It may be time for UT Health San Antonio students to head back to class, but many never really took a break. From attending professional conferences to conducting research and community outreach, catch up on how some Long School of Medicine, School of Dentistry and School of Health Professions students spent their summers.
Medical school students share experiences from the 2022 RISE conference
Every year the American Academy of Medical Colleges (AAMC) hosts an annual conference in Washington, D.C., called RISE: Developing Future Leaders in Academic Medicine & Science. The curriculum focuses on four core areas: relationships, influence, self-awareness and effectiveness.
The purpose of this conference is to serve as a leadership development seminar for those entering their second year of medical school.
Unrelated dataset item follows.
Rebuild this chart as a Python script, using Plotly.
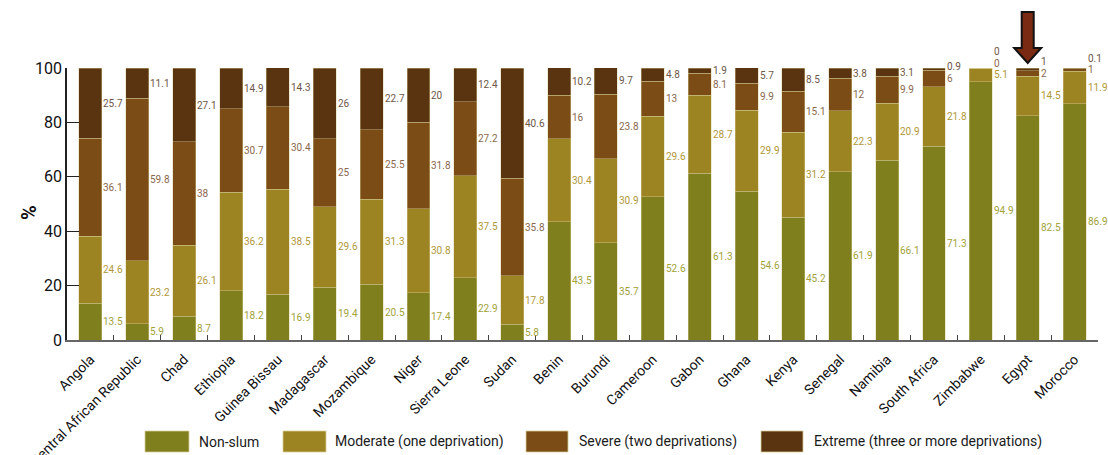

This year, UT Health San Antonio’s Long School of Medicine was represented by Chioma Stephanie Owo from Sugarland, Texas, and Abigail Johnson from Phoenix, Arizona. Both are Class of 2025 students.
School of Dentistry LEADs future dentists in South Texas
From clinical outreach to scientific research, doctoral and dental hygiene students kept a full schedule. The Learning Enhancement for Achievement in Dentistry (LEAD) program is unique among the school’s summer offerings in that it is open to dental and predental students.
The goal of the program has been to provide a seven-year pathway of experiences leading to academic success in the pursuit of dentistry. LEAD programs 1-3 focus on helping undergraduate college students prepare for the Dental Admission Test and the Texas dental school application process.
For LEAD 4-7, enrolled dental students engage in a three-week curriculum to prepare participants for the academic year ahead. Students can interact with faculty as they preview upcoming course material, treat patients at community clinics and discover how to properly care for their physical and mental well-being with a demanding school schedule.
The LEAD pathway has instituted a pipeline, bridging hopeful predental students with their career goal of becoming an oral health care professional. An intentional aim of the program has also been to become a guide for first-generation college students and those with an economically or academically disadvantaged background.
Speech-language pathology program offered two pediatric summer programs
Two community-based pediatric speech and language programs offered this summer by the Department of Communication Sciences and Disorders helped children get ready for the new school year and gave graduate speech-language pathology students valuable clinical experience.
One of the programs, LAUNCH, is a four-week language enrichment program offered in June to children at a San Antonio apartment community as part of an ongoing partnership with Prospera Housing Communities. The program helped 17 children ranging in age from 4 to 13 years old who were identified as being at risk in the area of language skills during the project’s first phase last summer.
LAUNCH was funded by a Community Service Learning grant from the Center for Medical Humanities and Ethics. Speech-language pathology master’s students helped facilitate the program, which featured a different theme each week with stories and activities designed to teach and reinforce grammar lessons.
ROAR, a speech sound disorder intervention program focused on children whose families are part of a home-based learning network, Family Educators Alliance of South Texas (FEAST). Graduate speech-language pathology students worked with participating children for two sessions per week over a three-week period. They targeted speech production, offered assessments of speech-sound production and provided parents with resources and education.